Gorilla tracking in Oeganda

Het hoogtepunt van mijn reis naar Oeganda was het bezoek aan de zeldzame berggorilla’s. De rust en vrede die zij uitstralen is onbeschrijvelijk. De berggorilla’s zijn de meest bedreigde primaten. Er leven nog maar 1000 van deze soort. Daarvan zijn er 400 te vinden in Oeganda; er leven ook nog groepen in de buurlanden Rwanda en Congo.

In het zuiden van het Bwindi, omgeving Rushaga/Lake Mutanda, zijn er maar liefst vijf gorillagroepen te bezoeken voor de gorillatracking, genaamd Nshongi, Mishaya, Kahungye, Busingye en Bikingi. Sinds de eerste gorillatracking hier in 2009 plaatsvond is het gebied uitgegroeid tot het meest bekende en meest populaire deel van het Nationale Park.

De tracking begint aan de rand van het park. Daar krijgen we een briefing van de rangers over de aanstaande excursie naar de Gorilla’s. We worden opgesplits in twee groepen van 8 mensen. De fitste mensen komen in de groep die zwaarste wandeling moeten maken. We krijgen de optie om een porter mee te nemen: een local die je rugzak draagt en je een hand kan geven op de blubberpaden en stijle afdalingen. Een porter kost $25. Natuurlijk kan ik ook mijn eigen dagrugzakje dragen, maar op deze manier steunen we de lokale gemeenschap. Iedere porter mag maximaal twee maal per maand meelopen. Toch een welkome aanvulling op het gezinsinkomen. Een gorillapermit kost €685 (sept. 2022).

Elke ochtend tegen vijf uur ’s ochtends gaan trackers naar de plek waar de gorilla’s zijn gaan slapen. Zij volgen de gorilla’s als die ’s ochtends verder trekken. Als de toeristengroepen tegen half tien beginnen met wandelen, bellen de trackers de locatie door. Zo kan het dat wij na anderhalf uur wandelen al bij de gorilla’s aankomen. De wandeling is best stevig. Bij ons waren de paden zijn soms erg nat.

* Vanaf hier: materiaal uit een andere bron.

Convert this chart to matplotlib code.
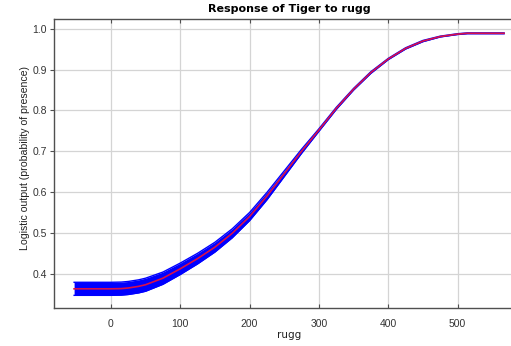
import numpy as np
import matplotlib
matplotlib.use("Agg")
import matplotlib.pyplot as plt

# response curve of tiger presence vs ruggedness (mean and +/- one sd)
rugg = [-53, 0, 15, 25, 40, 50, 75, 100, 125, 150, 175, 200, 225, 250, 275,
        300, 325, 350, 375, 400, 425, 450, 475, 500, 514, 540, 567]
mean_resp = [0.363, 0.363, 0.3635, 0.365, 0.369, 0.373, 0.389, 0.412, 0.437, 0.465,
             0.499, 0.540, 0.590, 0.645, 0.700, 0.752, 0.805, 0.852, 0.893, 0.926,
             0.952, 0.970, 0.981, 0.987, 0.989, 0.989, 0.989]
sd_resp = [0.016, 0.016, 0.016, 0.016, 0.016, 0.016, 0.015, 0.014, 0.013, 0.012,
           0.011, 0.010, 0.009, 0.007, 0.005, 0.003, 0.0025, 0.002, 0.002, 0.0015,
           0.0015, 0.0015, 0.001, 0.001, 0.001, 0.001, 0.001]

xticks = [0, 100, 200, 300, 400, 500]
yticks = [0.4, 0.5, 0.6, 0.7, 0.8, 0.9, 1.0]

rugg = np.array(rugg)
mean_resp = np.array(mean_resp)
sd_resp = np.array(sd_resp)

fig = plt.figure(figsize=(5.11, 3.46), dpi=100)
ax = fig.add_axes([54 / 511, 38 / 346, 457 / 511, 289 / 346])

ax.fill_between(rugg, mean_resp - sd_resp, mean_resp + sd_resp, color='#0000ff', lw=0)
ax.plot(rugg, mean_resp + sd_resp, color='#0000ff', lw=1.0)
ax.plot(rugg, mean_resp - sd_resp, color='#0000ff', lw=1.0)
ax.plot(rugg, mean_resp, color='#d8104a', lw=1.2)

ax.set_xlim(-82, 577)
ax.set_ylim(0.316, 1.024)
ax.set_xticks(xticks)
ax.set_yticks(yticks)
ax.set_yticklabels([f"{v:.1f}" for v in yticks])
ax.grid(True, color='#d4d4d4', lw=0.9)
ax.set_axisbelow(True)

for s in ['top', 'bottom', 'left']:
    ax.spines[s].set_color('#505050')
    ax.spines[s].set_linewidth(1.0)
ax.spines['right'].set_visible(False)

ax.tick_params(axis='x', direction='in', top=True, length=3, width=0.8,
               color='#505050', labelsize=7.5, pad=8, labelcolor='#333333')
ax.tick_params(axis='y', direction='out', length=3, width=0.8,
               color='#505050', labelsize=7.5, pad=2, labelcolor='#333333')
for lab in ax.get_xticklabels() + ax.get_yticklabels():
    lab.set_family('Liberation Sans')

ax.set_xlabel('rugg', fontsize=7.5, family='DejaVu Sans', color='#222222', labelpad=2)
ax.set_ylabel('Logistic output (probability of presence)', fontsize=7.6,
              family='Liberation Sans', color='#222222', labelpad=2)
ax.xaxis.set_label_coords((289 - 54) / 457, -0.075)
ax.yaxis.set_label_coords(-0.053, 0.52)

fig.text(289.5 / 511, 1 - 9 / 346, 'Response of Tiger to rugg', ha='center', va='center',
         fontsize=8, fontweight='bold', family='DejaVu Sans')

fig.savefig('out.png', dpi=100)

Met een handje van mijn porter kon ik makkelijker via de stapstenen de modderig stukken overbruggen. Verder is het soms erg stijl.

We zien eerst een vrouwtjes gorilla. Ze zit hoog in een boom en eet bladeren. Prachtig, maar wel wat ver weg. Na tien minuten gaan we verder, op zoek naar de Silverback, de alpha male. Die zit verderop op een steile dicht begroeide berghelling. De trackers hakken er een pad naartoe. We hebben nauwelijks vaste grond onder de voeten. Met handen en voeten klimmen we naar de beste fotoplek. We komen tot drie meter bij de zilverrug. Die zit rustig bladeren te eten in z’n boom. Hij trekt zo nu en dan een liaan met bladeren naar zich toe. Wat een machtig beest: dikke bolle buik, machtig gespierde rug en kont.

Verderop zit een moedergorilla onder een struik. Er zit een jong bij. Het jong gaat er zelfstandig op uit: het klimt de boom in, maakt koprollen en slingert naar een volgende tak.

Dan horen we de zilverrug onze kant op komen. Ik schrik als hij echt mijn kant op komt. “Niet rennen” schreeuwt de ranger. “Kom hier en maak je beste foto!”. De zilverrug zit zo’n twee meter voor ons en kijkt me recht in de ogen aan. Of kijkt hij gewoon door me heen? Deze gorilla’s zien iedere dag mensen. We worden totaal genegeerd. We waren niet de eerst en zullen ook zeker niet de laatste zijn; maar wat was het indrukwekkend: een bezoek aan een familie berggorilla’s in het Bwindi Impenetrable Forest in Oeganda.